Isshi: Was there a situation like that?
Ootsuki: There was~ the first scary thing was when I wrote something humourous with regards to a certain merchant. When I went to that merchant after so many years he was extremely angry. He first threw a spoon at me, and even sprinkled salt, he was really scared. But it wasn't my intention to have written anything bad like that.
Isshi: Was it a restaurant?
Ootsuki: Yes. Afterward, in "Linda Linda" I had the problem of "do I write the person's real name?" And I was frightened when a certain musician said to me, "If you keep going like this, your friends will leave you one by one and before long you'll have nobody."
Isshi: Because generally readers will believe it to be 120% real right?
Ootsuki: But, I absolutely don't write true things about anyone.
Isshi: Is that the way it is?
Ootsuki: That's the way it is! Therefore, I'll say that writers are liars. But even the story "Idol" I wrote, had a musician over 30 years old as a 15 year old idol...
Isshi: That was also a great story!
Ootsuki: I don't believe anyone even when they say "Ootsuki-san, this is great" and "That's a good short story". Generally people believe too much in what was written. Being an author is just like being a liar~ What will you write next, Isshi-kun?
Isshi: I think since I've always liked ghost stories, I want to write something like "100 Ghost Stories".
Ootsuki: Wonderful! In your case, Isshi, you give the impression of a different kind of life than usual, so that would be a good thing to write. But after that, something like a love story.

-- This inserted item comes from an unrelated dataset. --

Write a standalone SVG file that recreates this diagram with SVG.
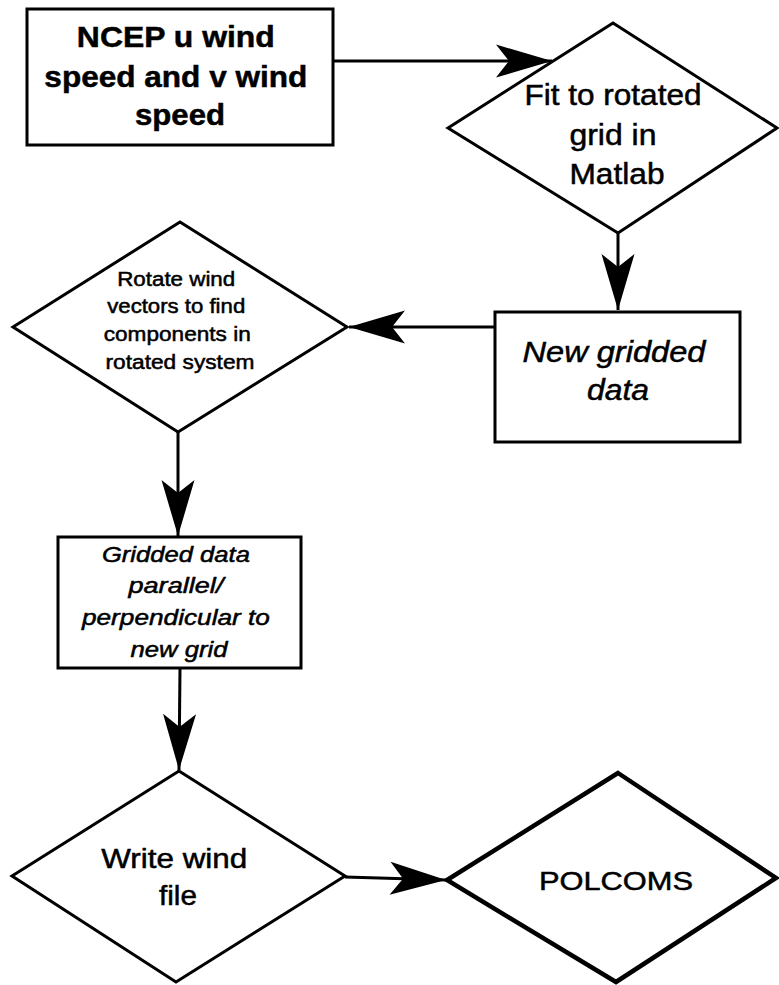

Isshi: There are a lot of things I want to write, but realistically you know...
Ootsuki: It's no good when people who write can't clear that up! I think it's the same with music, but laying yourself bare is important.
Isshi: That can surely be a conflict too.
Ootsuki: Conflict is essential, so I want you to work hard at singing and writing even when you're worried!

Notes:
*1 - The Sacra stories were translated by ramsk and posted on my site with permission. You can find them all, along with Isshi's other stories, here.
(P.S. read Isshi's stories.)
*2 - From what I gather, "Gumi Chocolate Pine" is a collection of Ootsuki Kenji's semi-autobiographical stories.